Students during a music class as part of the SaPa in Schools program.

Students during a music class as part of the SaPa in Schools program.

We are grateful that with support we are able to provide this program free to almost 2000 children.

Our dream is to be the Akshaya Patra of music – to be able to provide high quality music education to every school going child in India, whether or not they can afford it. Through SiS, we hope to be able to give all students an idea of Indian and global music in order to ultimately make them good global citizens and tolerant humans.

How does the SiS program compare with the regular SaPa courses in terms of teaching methods and curriculum?

Bindu: We look at SaPa as a place that creates professional musicians, and SaPa in Schools as a music appreciation movement. At SaPa, the syllabus is much more rigorous and our standards are much higher. We expect a lot more from students at SaPa.

SaPa in Schools starts with a similar syllabus in level 1, but the curriculum doesn’t progress at the same pace, because the format is different. There are many more children in a class at SaPa in Schools, and it’s one period a week for children at all interest levels. We want music to be a positive force in the lives of all students, a break from everyday pressures, and an outlet for their creative instincts. We also want music to be a lens through which they view other cultures. We use music as a starting point for them to have a dialogue on social, economic, political aspects of music. We take an interdisciplinary approach and use a lot of activities to make it more suited in a prescriptive classroom environment. SaPa in Schools is a lot of fun.

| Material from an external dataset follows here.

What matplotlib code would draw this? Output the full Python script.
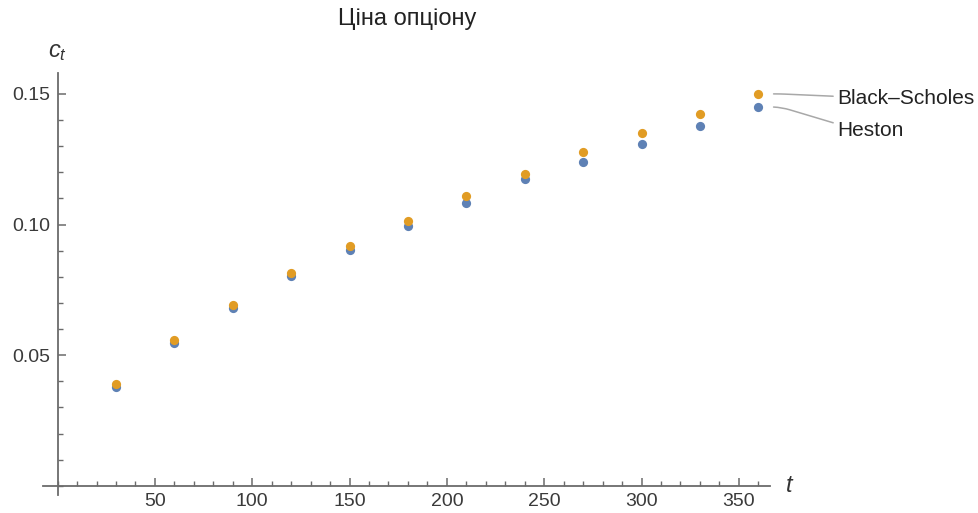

We are lucky to have a passionate, dedicated set of about 25 teachers who go into schools every day and inspire thousands of children. Surprisingly, many of our teachers are doctors, lawyers, engineers, and counsellors – people who are trained in various professions, but teach music because they are passionate about it. And their conviction is a very powerful motivator for children.  Our students in the SaPa in Schools program love their teachers!

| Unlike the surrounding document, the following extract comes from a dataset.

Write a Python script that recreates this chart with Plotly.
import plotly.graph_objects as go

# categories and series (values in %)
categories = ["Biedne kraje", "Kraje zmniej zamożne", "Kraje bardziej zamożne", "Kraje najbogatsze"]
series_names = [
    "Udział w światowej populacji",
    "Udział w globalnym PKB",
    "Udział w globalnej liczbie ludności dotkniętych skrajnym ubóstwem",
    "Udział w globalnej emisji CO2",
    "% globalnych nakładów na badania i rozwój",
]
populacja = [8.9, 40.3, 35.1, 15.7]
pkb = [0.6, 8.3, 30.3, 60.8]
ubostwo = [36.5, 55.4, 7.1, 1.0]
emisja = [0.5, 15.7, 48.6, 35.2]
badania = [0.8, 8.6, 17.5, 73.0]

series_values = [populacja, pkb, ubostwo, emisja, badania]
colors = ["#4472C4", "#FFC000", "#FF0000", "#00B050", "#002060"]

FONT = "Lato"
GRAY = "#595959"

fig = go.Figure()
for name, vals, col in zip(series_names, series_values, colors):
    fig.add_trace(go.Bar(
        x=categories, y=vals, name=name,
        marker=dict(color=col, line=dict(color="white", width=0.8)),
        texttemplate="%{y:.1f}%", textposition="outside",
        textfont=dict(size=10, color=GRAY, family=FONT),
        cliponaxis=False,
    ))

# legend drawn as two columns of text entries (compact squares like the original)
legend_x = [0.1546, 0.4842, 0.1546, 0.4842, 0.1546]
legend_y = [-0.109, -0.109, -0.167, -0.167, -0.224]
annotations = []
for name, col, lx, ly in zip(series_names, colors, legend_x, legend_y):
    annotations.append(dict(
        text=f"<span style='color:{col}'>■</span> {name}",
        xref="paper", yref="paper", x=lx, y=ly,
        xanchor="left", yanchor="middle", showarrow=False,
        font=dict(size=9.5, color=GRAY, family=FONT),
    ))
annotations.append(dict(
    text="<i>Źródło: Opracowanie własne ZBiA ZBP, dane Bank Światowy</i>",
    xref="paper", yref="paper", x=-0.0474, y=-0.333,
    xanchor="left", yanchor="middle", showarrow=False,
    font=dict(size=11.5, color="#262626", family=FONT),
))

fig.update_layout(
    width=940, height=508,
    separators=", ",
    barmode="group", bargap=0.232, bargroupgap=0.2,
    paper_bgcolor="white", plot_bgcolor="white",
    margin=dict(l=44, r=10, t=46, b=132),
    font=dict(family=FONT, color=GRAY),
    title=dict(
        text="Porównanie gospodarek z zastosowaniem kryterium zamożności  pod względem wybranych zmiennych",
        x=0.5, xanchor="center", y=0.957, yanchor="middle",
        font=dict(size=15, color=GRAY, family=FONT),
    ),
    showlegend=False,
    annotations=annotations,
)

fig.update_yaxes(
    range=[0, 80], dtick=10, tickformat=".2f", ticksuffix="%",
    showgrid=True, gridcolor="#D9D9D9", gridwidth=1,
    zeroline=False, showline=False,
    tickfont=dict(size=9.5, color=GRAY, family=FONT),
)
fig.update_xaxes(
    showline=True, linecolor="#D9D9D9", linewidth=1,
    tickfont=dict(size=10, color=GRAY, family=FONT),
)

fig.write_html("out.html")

Ambi: The global component in SaPa in Schools has had interesting results. We’ve had kids who have come up to us and asked us if a particular Katy Perry song was in Adi Tala!

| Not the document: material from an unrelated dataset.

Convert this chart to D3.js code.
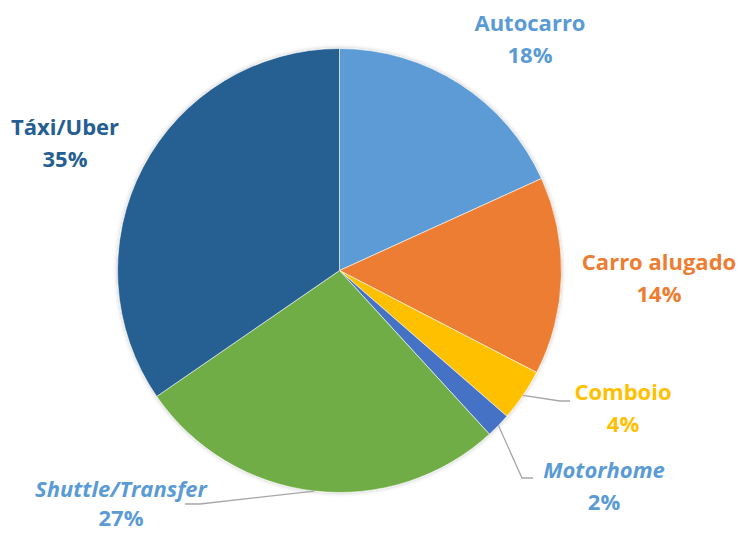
<!DOCTYPE html>
<html>
<head>
<meta charset="utf-8">
<script src="https://cdn.jsdelivr.net/npm/d3@7"></script>
<style>
  body { margin: 0; background: #fff; }
  svg { display: block; }
</style>
</head>
<body>
<div id="container"></div>
<script>
const categories = ["Autocarro", "Carro alugado", "Comboio", "Motorhome", "Shuttle/Transfer", "Táxi/Uber"];
const values = [18.2, 14.4, 3.8, 1.8, 27.2, 34.6];
const colors = ["#5B9BD5", "#ED7D31", "#FFC000", "#4472C4", "#70AD47", "#255E91"];
const labelColors = ["#5B9BD5", "#ED7D31", "#FFC000", "#5B9BD5", "#5B9BD5", "#255E91"];
const italic = [false, false, false, true, true, false];
// label anchor (centre x, first baseline y) and leader line bend points
const labelPos = [[530, 31], [659, 270], [623, 400], [604, 478], [121, 497], [65, 135]];
const leader = [null, null, [[560, 401], [570, 401]], [[522, 478], [533, 478]], [[200, 504], [185, 504]], null];

const w = 741;
const h = 533;
const cx = 339.5, cy = 270.5, r = 222;

const svg = d3.select("#container")
  .append("svg")
  .attr("width", w)
  .attr("height", h);

const defs = svg.append("defs");
const f = defs.append("filter").attr("id", "shadow")
  .attr("x", "-10%").attr("y", "-10%").attr("width", "120%").attr("height", "120%");
f.append("feDropShadow")
  .attr("dx", 0).attr("dy", 0).attr("stdDeviation", 2)
  .attr("flood-color", "#000").attr("flood-opacity", 0.25);

const pie = d3.pie().sort(null).value(d => d);
const arcs = pie(values);
const arc = d3.arc().innerRadius(0).outerRadius(r);

const g = svg.append("g").attr("transform", `translate(${cx},${cy})`);
const slices = g.append("g").attr("filter", "url(#shadow)");
slices.selectAll("path")
  .data(arcs)
  .enter()
  .append("path")
  .attr("d", arc)
  .attr("fill", (d, i) => colors[i])
  .attr("stroke", "#fff")
  .attr("stroke-width", 0.6);

// leader lines
arcs.forEach((d, i) => {
  if (!leader[i]) return;
  const a = (d.startAngle + d.endAngle) / 2;
  const start = [cx + r * Math.sin(a), cy - r * Math.cos(a)];
  svg.append("path")
    .attr("d", d3.line()([start, ...leader[i]]))
    .attr("fill", "none")
    .attr("stroke", "#A6A6A6")
    .attr("stroke-width", 1.3);
});

const total = d3.sum(values);
const labels = svg.append("g")
  .attr("font-family", "'Open Sans', sans-serif")
  .attr("font-weight", "bold")
  .attr("font-size", 22)
  .attr("text-anchor", "middle");

categories.forEach((c, i) => {
  const t = labels.append("text")
    .attr("x", labelPos[i][0])
    .attr("y", labelPos[i][1])
    .attr("fill", labelColors[i]);
  t.append("tspan")
    .attr("x", labelPos[i][0])
    .attr("font-style", italic[i] ? "italic" : "normal")
    .text(c);
  t.append("tspan")
    .attr("x", labelPos[i][0])
    .attr("dy", i === 4 ? 29 : 32)
    .text(Math.round(values[i] / total * 100) + "%");
});
</script>
</body>
</html>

“We’ve had kids who have come up to us and asked us if a particular Katy Perry song was in Adi Tala!” – Ambi Subramaniam

We are delighted to be working with NMH Music Conservatory from Norway – that has more than 50 years of experience teaching music to school children in Norway. They summed it up nicely – in a school of five hundred, maybe five of them will become musicians, and the rest of them will become good audiences that love music.

Through all these years of establishing, strengthening and running SaPa, what are some of the important lessons you have learnt along the way? Have any of these been incorporated in your methodology/curriculum?

Bindu: Working with so many different institutions and children has given me a broader perspective. I used to just assume that everyone knew what a djembe was, because that was within my scope of ‘normal’. We now consciously try to include things just to open up the minds of students. It could be a global music workshop, or the political context of a song. Anything that could inspire what Maslow referred to as a “peak experience”.

We’ve also learnt that so many musicians are kind and supportive and very willing to share knowledge with us and with our kids. We can all benefit from collective wisdom.

Running SaPa and SaPa in Schools has taught me to be organised and it’s added a lot of value and meaning to my life. Any day I walk into SaPa and see kids light up at the prospect of making music, I feel so grateful that I am able to play a part in it.

Ambi: The more fun it is, the more kids are going to enjoy it! Over the years, we’ve tried to make music learning more fun, while maintaining the same strive for excellence. If they don’t like what they are doing, we can never get sustained results.

Another thing we try to focus on is to enjoy performance. The classroom and practice time at home is when we sweat the small stuff. If something is not ok, we try to work a number of times to improve that, and it’s important that students start paying attention to the minor details. But come performance time, when they are on stage, it’s time to ignore all that and just go and try to have some fun!